BooleanWritable 标准布尔型数值
ByteWritable 单字节数值
DoubleWritable 双字节数
FloatWritable 浮点数
IntWritable 整型数
LongWritable 长整型数
Text 使用UTF-8格式存储的文本
NullWritable 当<key,value>中的key或value为空时使用
//简单知道这些类型
IntWritable iw = new IntWritable(1);
System.out.println( iw.get() ); // 1

BooleanWritable bw = new BooleanWritable(true);
System.out.println( bw.get() ); // true

二:Hadoop-用户自定义的数据类型。

    自定义数据类型时,需满足两个基本要求,即

        1.实现Writable接口,以便该数据能被序列化后完成网络传输或文件输入/输出。

        2.如果该数据需要作为主键key使用,或需要比较数值大小时,则需要实现WritableComparable接口。

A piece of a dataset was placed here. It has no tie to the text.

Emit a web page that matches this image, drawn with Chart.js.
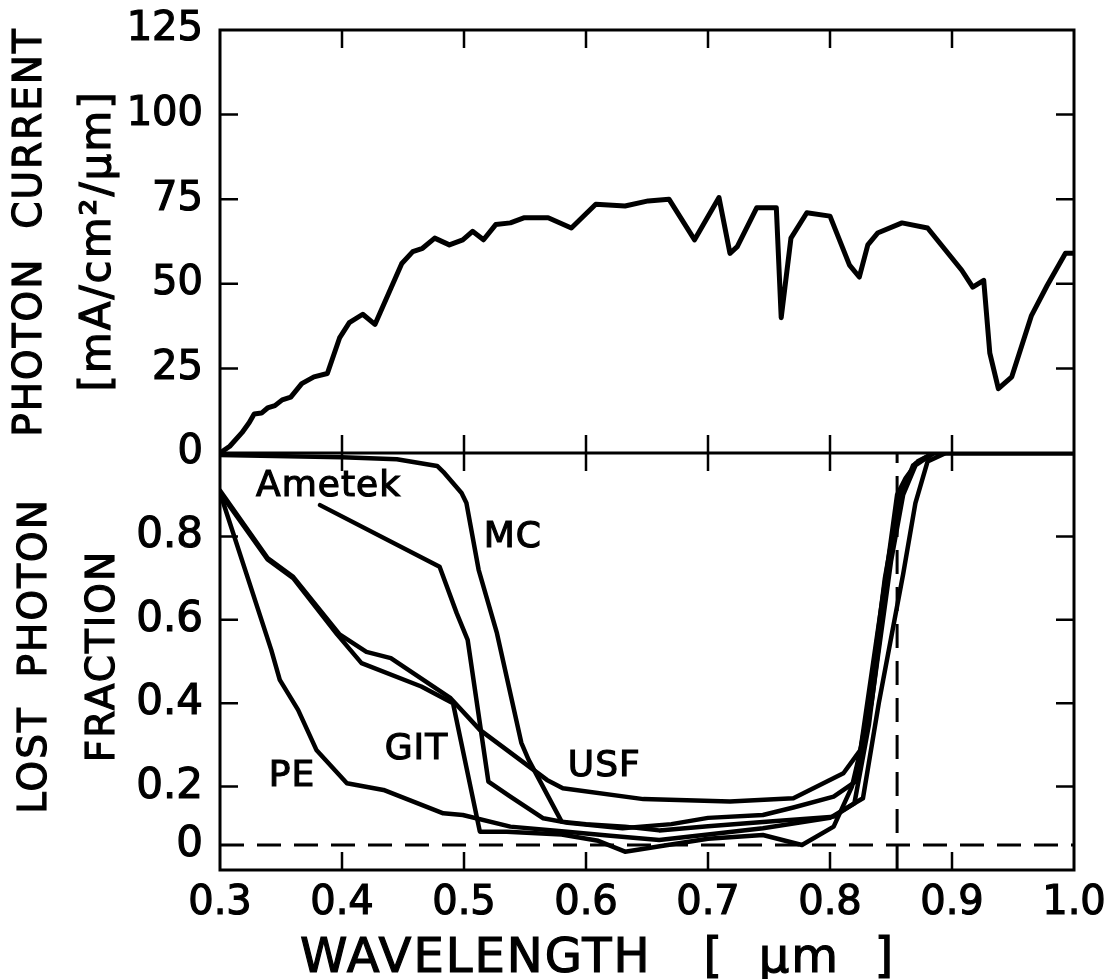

//Hadoop2.6.4版 - Writable源码:
public interface Writable {

void write(DataOutput out) throws IOException;

void readFields(DataInput in) throws IOException;

}
public interface WritableComparable<T> extends Writable, Comparable<T> {}

三:Hadoop内置的数据输入格式和RecordReader。

    数据输入格式(InputFormat)用于描述MapReduce作业的数据输入规范。MapReduce框架依靠数据输入格式完成输入规范检查、对数据文件进行输入分块(InputSplit),以及提供从输入分块中将数据记录逐一读出、并转换为Map过程的输入键值对等功能。

    Hadoop提供了丰富的内置数据输入格式,最常用的数据输入格式包括:TextInputFormat 和 KeyValueInputFormat。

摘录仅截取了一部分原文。